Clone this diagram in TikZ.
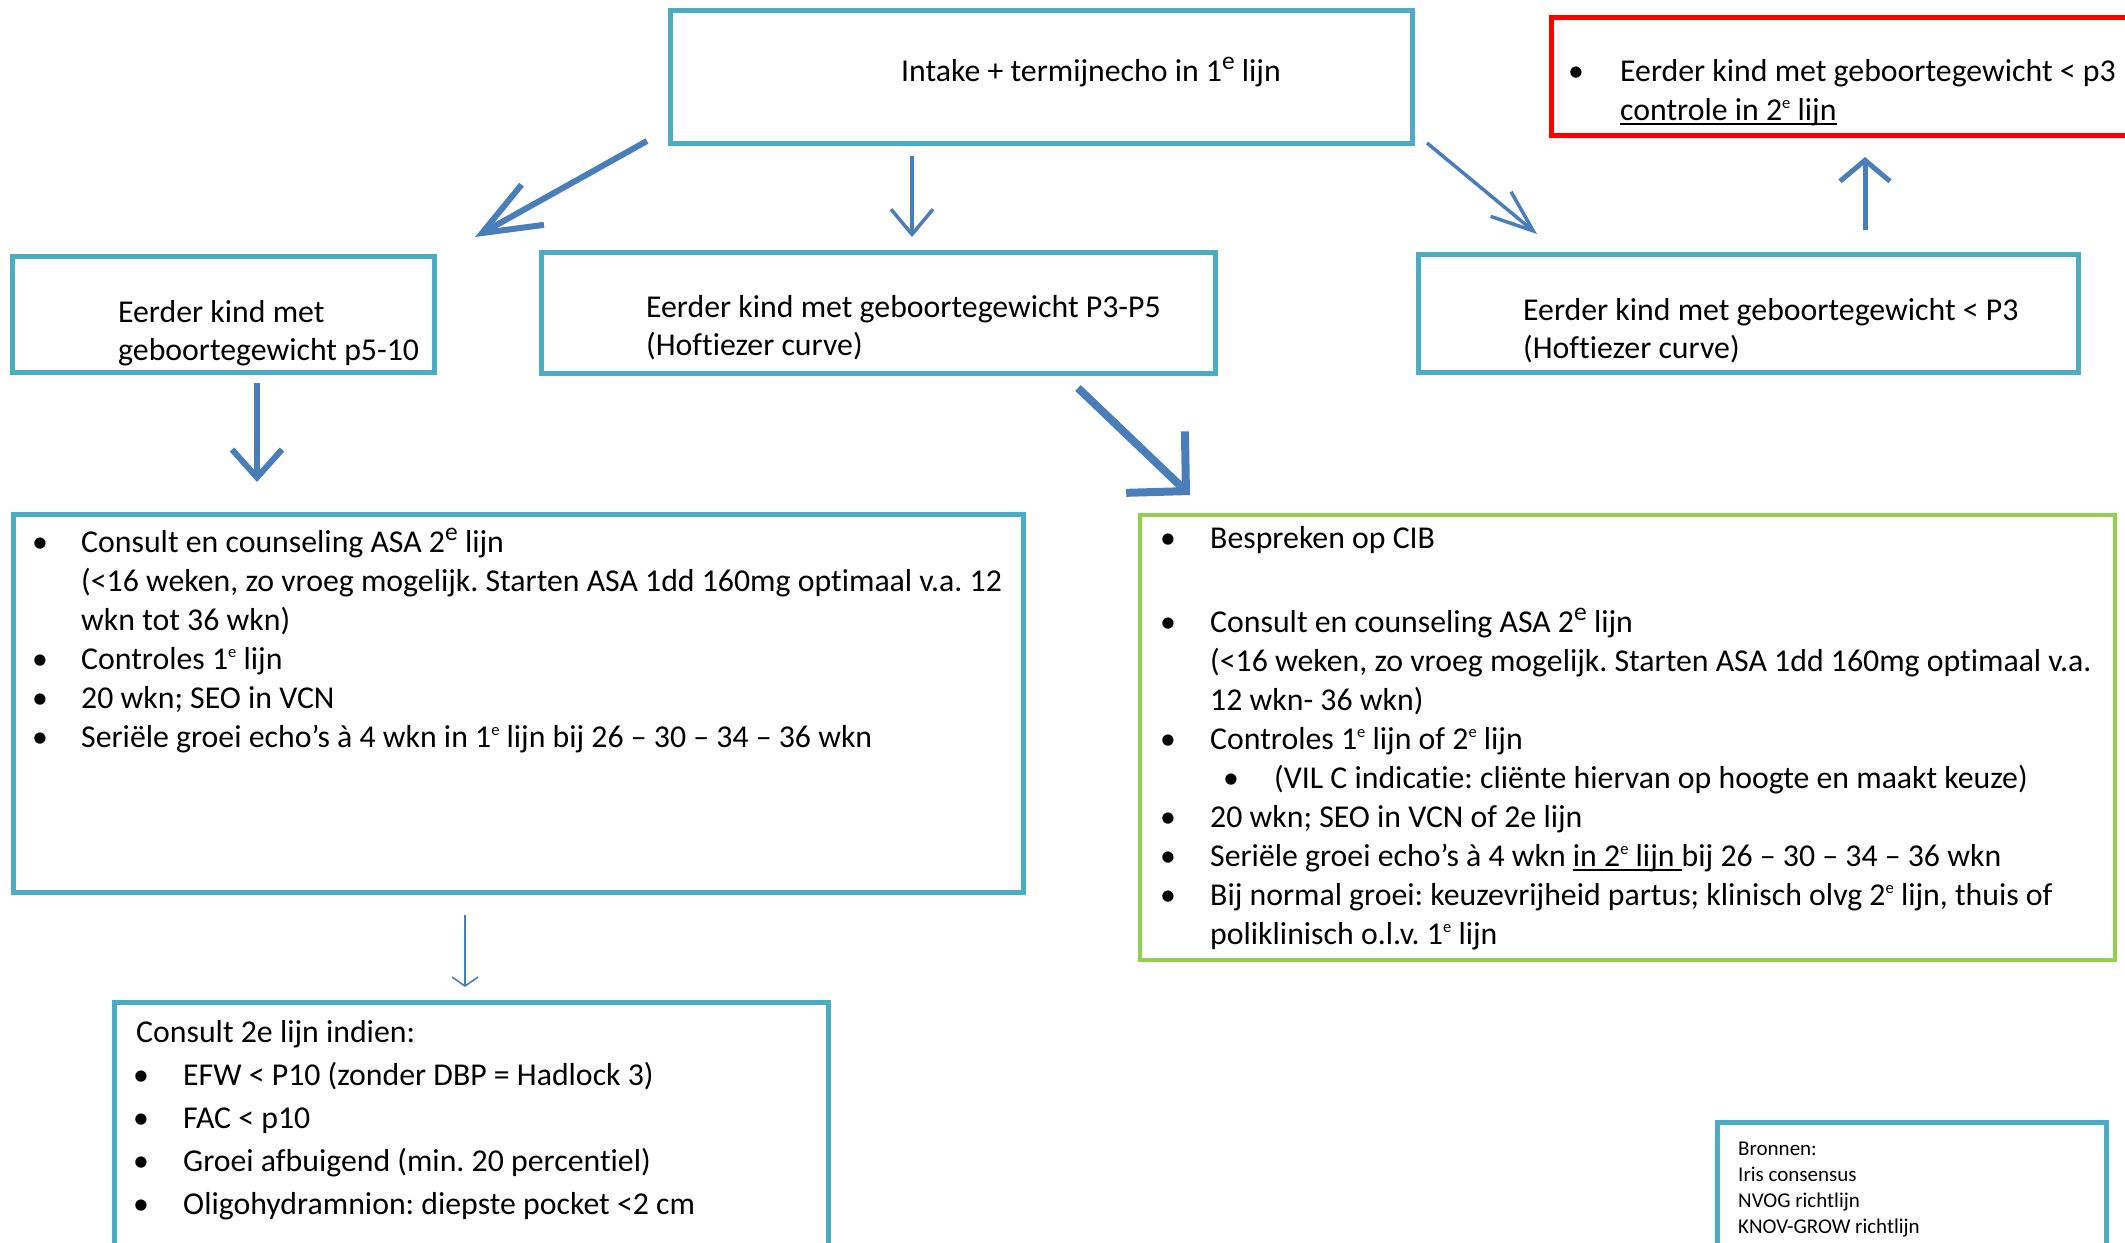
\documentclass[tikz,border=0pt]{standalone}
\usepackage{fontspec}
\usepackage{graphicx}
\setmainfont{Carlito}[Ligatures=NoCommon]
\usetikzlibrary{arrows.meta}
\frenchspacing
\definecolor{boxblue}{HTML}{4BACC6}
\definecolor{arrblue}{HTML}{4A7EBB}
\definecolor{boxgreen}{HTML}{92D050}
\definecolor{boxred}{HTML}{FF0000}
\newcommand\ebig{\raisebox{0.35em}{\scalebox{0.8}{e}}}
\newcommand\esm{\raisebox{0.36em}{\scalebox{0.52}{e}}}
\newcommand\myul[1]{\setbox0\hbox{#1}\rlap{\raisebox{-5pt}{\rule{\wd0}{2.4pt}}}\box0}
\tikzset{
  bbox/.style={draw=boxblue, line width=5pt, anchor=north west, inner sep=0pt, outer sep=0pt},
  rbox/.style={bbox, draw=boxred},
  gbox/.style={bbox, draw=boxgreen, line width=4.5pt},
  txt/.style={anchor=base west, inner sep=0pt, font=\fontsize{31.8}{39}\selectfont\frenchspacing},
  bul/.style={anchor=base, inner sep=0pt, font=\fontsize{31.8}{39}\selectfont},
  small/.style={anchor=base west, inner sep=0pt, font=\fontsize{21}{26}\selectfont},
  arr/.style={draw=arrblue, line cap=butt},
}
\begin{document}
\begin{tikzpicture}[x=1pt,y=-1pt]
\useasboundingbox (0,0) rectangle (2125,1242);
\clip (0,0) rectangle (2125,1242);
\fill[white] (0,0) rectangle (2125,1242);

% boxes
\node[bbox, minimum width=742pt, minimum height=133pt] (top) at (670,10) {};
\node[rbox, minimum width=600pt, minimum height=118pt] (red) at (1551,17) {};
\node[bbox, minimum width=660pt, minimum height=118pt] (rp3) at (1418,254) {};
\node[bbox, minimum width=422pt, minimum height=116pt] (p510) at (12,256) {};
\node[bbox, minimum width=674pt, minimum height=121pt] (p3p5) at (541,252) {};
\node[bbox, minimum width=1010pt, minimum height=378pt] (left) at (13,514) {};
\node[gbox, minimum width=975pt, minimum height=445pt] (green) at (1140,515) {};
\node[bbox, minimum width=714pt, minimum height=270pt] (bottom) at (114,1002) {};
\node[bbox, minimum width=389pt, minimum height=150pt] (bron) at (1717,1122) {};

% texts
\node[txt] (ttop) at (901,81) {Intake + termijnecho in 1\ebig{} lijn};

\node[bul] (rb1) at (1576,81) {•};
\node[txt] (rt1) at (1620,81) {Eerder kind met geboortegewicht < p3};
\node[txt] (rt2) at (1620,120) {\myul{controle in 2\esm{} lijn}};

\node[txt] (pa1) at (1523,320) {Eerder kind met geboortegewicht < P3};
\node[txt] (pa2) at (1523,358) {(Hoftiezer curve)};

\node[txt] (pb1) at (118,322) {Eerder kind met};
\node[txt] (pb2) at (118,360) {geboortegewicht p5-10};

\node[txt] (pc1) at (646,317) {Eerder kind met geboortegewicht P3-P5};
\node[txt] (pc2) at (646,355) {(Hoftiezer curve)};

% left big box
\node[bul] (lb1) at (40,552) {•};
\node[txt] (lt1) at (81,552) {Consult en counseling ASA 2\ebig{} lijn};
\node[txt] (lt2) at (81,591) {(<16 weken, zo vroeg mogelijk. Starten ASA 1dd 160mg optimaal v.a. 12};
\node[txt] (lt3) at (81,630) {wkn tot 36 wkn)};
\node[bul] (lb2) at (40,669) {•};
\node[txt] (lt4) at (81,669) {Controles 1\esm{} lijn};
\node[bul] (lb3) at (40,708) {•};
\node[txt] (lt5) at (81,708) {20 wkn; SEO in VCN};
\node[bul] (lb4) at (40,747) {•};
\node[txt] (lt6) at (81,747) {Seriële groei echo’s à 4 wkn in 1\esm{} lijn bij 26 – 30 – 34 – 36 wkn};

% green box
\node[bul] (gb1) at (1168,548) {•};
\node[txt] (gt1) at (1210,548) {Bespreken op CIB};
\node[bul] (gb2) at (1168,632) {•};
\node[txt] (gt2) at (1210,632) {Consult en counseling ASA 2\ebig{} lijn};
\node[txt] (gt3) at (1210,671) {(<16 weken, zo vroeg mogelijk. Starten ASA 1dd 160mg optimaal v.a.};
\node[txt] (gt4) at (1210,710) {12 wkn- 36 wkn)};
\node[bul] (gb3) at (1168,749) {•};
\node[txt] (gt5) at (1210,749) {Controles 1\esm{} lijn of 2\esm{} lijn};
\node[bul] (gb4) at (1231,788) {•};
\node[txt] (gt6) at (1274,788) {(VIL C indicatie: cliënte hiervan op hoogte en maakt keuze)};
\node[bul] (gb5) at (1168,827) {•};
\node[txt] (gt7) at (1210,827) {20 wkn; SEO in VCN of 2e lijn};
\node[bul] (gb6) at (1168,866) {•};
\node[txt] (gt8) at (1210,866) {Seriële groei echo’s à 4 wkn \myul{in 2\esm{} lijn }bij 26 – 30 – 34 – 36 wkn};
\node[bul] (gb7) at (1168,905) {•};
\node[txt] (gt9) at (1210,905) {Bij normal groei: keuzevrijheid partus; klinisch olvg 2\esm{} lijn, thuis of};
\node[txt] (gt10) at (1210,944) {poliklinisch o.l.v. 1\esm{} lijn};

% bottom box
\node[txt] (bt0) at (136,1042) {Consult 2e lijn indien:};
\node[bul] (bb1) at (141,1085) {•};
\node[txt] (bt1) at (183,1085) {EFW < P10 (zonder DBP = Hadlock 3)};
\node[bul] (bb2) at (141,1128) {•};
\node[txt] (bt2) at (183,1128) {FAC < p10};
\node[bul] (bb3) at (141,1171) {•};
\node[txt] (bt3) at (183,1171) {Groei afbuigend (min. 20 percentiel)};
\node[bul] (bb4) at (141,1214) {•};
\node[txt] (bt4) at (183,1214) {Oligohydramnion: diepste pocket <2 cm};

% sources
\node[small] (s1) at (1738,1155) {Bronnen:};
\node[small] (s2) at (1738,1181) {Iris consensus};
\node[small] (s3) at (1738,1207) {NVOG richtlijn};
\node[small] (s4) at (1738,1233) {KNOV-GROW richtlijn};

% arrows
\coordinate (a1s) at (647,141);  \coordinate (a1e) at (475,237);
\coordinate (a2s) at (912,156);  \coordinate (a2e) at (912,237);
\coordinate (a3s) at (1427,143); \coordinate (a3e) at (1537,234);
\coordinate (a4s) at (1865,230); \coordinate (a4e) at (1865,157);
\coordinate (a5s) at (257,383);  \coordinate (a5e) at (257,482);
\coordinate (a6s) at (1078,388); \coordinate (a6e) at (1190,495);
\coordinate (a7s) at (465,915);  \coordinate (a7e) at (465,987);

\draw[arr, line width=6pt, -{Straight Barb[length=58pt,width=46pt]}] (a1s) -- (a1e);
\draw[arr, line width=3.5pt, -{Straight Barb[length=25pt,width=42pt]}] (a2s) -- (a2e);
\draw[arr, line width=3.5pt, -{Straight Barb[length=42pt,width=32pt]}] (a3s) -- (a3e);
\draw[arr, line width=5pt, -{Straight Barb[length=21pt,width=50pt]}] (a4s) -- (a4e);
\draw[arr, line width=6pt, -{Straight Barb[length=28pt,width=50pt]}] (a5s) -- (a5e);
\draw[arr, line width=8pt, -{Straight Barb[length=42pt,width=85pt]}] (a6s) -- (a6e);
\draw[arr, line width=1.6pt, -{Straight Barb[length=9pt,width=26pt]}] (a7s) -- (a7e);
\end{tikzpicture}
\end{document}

**WRITTEN INSTRUCTION**
Copy out the listing exactly as it stands, but not the pictures.

**COMPLETE RESPONSE**
Clone this diagram in TikZ.
\documentclass[tikz,border=0pt]{standalone}
\usepackage{fontspec}
\usepackage{graphicx}
\setmainfont{Carlito}[Ligatures=NoCommon]
\usetikzlibrary{arrows.meta}
\frenchspacing
\definecolor{boxblue}{HTML}{4BACC6}
\definecolor{arrblue}{HTML}{4A7EBB}
\definecolor{boxgreen}{HTML}{92D050}
\definecolor{boxred}{HTML}{FF0000}
\newcommand\ebig{\raisebox{0.35em}{\scalebox{0.8}{e}}}
\newcommand\esm{\raisebox{0.36em}{\scalebox{0.52}{e}}}
\newcommand\myul[1]{\setbox0\hbox{#1}\rlap{\raisebox{-5pt}{\rule{\wd0}{2.4pt}}}\box0}
\tikzset{
  bbox/.style={draw=boxblue, line width=5pt, anchor=north west, inner sep=0pt, outer sep=0pt},
  rbox/.style={bbox, draw=boxred},
  gbox/.style={bbox, draw=boxgreen, line width=4.5pt},
  txt/.style={anchor=base west, inner sep=0pt, font=\fontsize{31.8}{39}\selectfont\frenchspacing},
  bul/.style={anchor=base, inner sep=0pt, font=\fontsize{31.8}{39}\selectfont},
  small/.style={anchor=base west, inner sep=0pt, font=\fontsize{21}{26}\selectfont},
  arr/.style={draw=arrblue, line cap=butt},
}
\begin{document}
\begin{tikzpicture}[x=1pt,y=-1pt]
\useasboundingbox (0,0) rectangle (2125,1242);
\clip (0,0) rectangle (2125,1242);
\fill[white] (0,0) rectangle (2125,1242);

% boxes
\node[bbox, minimum width=742pt, minimum height=133pt] (top) at (670,10) {};
\node[rbox, minimum width=600pt, minimum height=118pt] (red) at (1551,17) {};
\node[bbox, minimum width=660pt, minimum height=118pt] (rp3) at (1418,254) {};
\node[bbox, minimum width=422pt, minimum height=116pt] (p510) at (12,256) {};
\node[bbox, minimum width=674pt, minimum height=121pt] (p3p5) at (541,252) {};
\node[bbox, minimum width=1010pt, minimum height=378pt] (left) at (13,514) {};
\node[gbox, minimum width=975pt, minimum height=445pt] (green) at (1140,515) {};
\node[bbox, minimum width=714pt, minimum height=270pt] (bottom) at (114,1002) {};
\node[bbox, minimum width=389pt, minimum height=150pt] (bron) at (1717,1122) {};

% texts
\node[txt] (ttop) at (901,81) {Intake + termijnecho in 1\ebig{} lijn};

\node[bul] (rb1) at (1576,81) {•};
\node[txt] (rt1) at (1620,81) {Eerder kind met geboortegewicht < p3};
\node[txt] (rt2) at (1620,120) {\myul{controle in 2\esm{} lijn}};

\node[txt] (pa1) at (1523,320) {Eerder kind met geboortegewicht < P3};
\node[txt] (pa2) at (1523,358) {(Hoftiezer curve)};

\node[txt] (pb1) at (118,322) {Eerder kind met};
\node[txt] (pb2) at (118,360) {geboortegewicht p5-10};

\node[txt] (pc1) at (646,317) {Eerder kind met geboortegewicht P3-P5};
\node[txt] (pc2) at (646,355) {(Hoftiezer curve)};

% left big box
\node[bul] (lb1) at (40,552) {•};
\node[txt] (lt1) at (81,552) {Consult en counseling ASA 2\ebig{} lijn};
\node[txt] (lt2) at (81,591) {(<16 weken, zo vroeg mogelijk. Starten ASA 1dd 160mg optimaal v.a. 12};
\node[txt] (lt3) at (81,630) {wkn tot 36 wkn)};
\node[bul] (lb2) at (40,669) {•};
\node[txt] (lt4) at (81,669) {Controles 1\esm{} lijn};
\node[bul] (lb3) at (40,708) {•};
\node[txt] (lt5) at (81,708) {20 wkn; SEO in VCN};
\node[bul] (lb4) at (40,747) {•};
\node[txt] (lt6) at (81,747) {Seriële groei echo’s à 4 wkn in 1\esm{} lijn bij 26 – 30 – 34 – 36 wkn};

% green box
\node[bul] (gb1) at (1168,548) {•};
\node[txt] (gt1) at (1210,548) {Bespreken op CIB};
\node[bul] (gb2) at (1168,632) {•};
\node[txt] (gt2) at (1210,632) {Consult en counseling ASA 2\ebig{} lijn};
\node[txt] (gt3) at (1210,671) {(<16 weken, zo vroeg mogelijk. Starten ASA 1dd 160mg optimaal v.a.};
\node[txt] (gt4) at (1210,710) {12 wkn- 36 wkn)};
\node[bul] (gb3) at (1168,749) {•};
\node[txt] (gt5) at (1210,749) {Controles 1\esm{} lijn of 2\esm{} lijn};
\node[bul] (gb4) at (1231,788) {•};
\node[txt] (gt6) at (1274,788) {(VIL C indicatie: cliënte hiervan op hoogte en maakt keuze)};
\node[bul] (gb5) at (1168,827) {•};
\node[txt] (gt7) at (1210,827) {20 wkn; SEO in VCN of 2e lijn};
\node[bul] (gb6) at (1168,866) {•};
\node[txt] (gt8) at (1210,866) {Seriële groei echo’s à 4 wkn \myul{in 2\esm{} lijn }bij 26 – 30 – 34 – 36 wkn};
\node[bul] (gb7) at (1168,905) {•};
\node[txt] (gt9) at (1210,905) {Bij normal groei: keuzevrijheid partus; klinisch olvg 2\esm{} lijn, thuis of};
\node[txt] (gt10) at (1210,944) {poliklinisch o.l.v. 1\esm{} lijn};

% bottom box
\node[txt] (bt0) at (136,1042) {Consult 2e lijn indien:};
\node[bul] (bb1) at (141,1085) {•};
\node[txt] (bt1) at (183,1085) {EFW < P10 (zonder DBP = Hadlock 3)};
\node[bul] (bb2) at (141,1128) {•};
\node[txt] (bt2) at (183,1128) {FAC < p10};
\node[bul] (bb3) at (141,1171) {•};
\node[txt] (bt3) at (183,1171) {Groei afbuigend (min. 20 percentiel)};
\node[bul] (bb4) at (141,1214) {•};
\node[txt] (bt4) at (183,1214) {Oligohydramnion: diepste pocket <2 cm};

% sources
\node[small] (s1) at (1738,1155) {Bronnen:};
\node[small] (s2) at (1738,1181) {Iris consensus};
\node[small] (s3) at (1738,1207) {NVOG richtlijn};
\node[small] (s4) at (1738,1233) {KNOV-GROW richtlijn};

% arrows
\coordinate (a1s) at (647,141);  \coordinate (a1e) at (475,237);
\coordinate (a2s) at (912,156);  \coordinate (a2e) at (912,237);
\coordinate (a3s) at (1427,143); \coordinate (a3e) at (1537,234);
\coordinate (a4s) at (1865,230); \coordinate (a4e) at (1865,157);
\coordinate (a5s) at (257,383);  \coordinate (a5e) at (257,482);
\coordinate (a6s) at (1078,388); \coordinate (a6e) at (1190,495);
\coordinate (a7s) at (465,915);  \coordinate (a7e) at (465,987);

\draw[arr, line width=6pt, -{Straight Barb[length=58pt,width=46pt]}] (a1s) -- (a1e);
\draw[arr, line width=3.5pt, -{Straight Barb[length=25pt,width=42pt]}] (a2s) -- (a2e);
\draw[arr, line width=3.5pt, -{Straight Barb[length=42pt,width=32pt]}] (a3s) -- (a3e);
\draw[arr, line width=5pt, -{Straight Barb[length=21pt,width=50pt]}] (a4s) -- (a4e);
\draw[arr, line width=6pt, -{Straight Barb[length=28pt,width=50pt]}] (a5s) -- (a5e);
\draw[arr, line width=8pt, -{Straight Barb[length=42pt,width=85pt]}] (a6s) -- (a6e);
\draw[arr, line width=1.6pt, -{Straight Barb[length=9pt,width=26pt]}] (a7s) -- (a7e);
\end{tikzpicture}
\end{document}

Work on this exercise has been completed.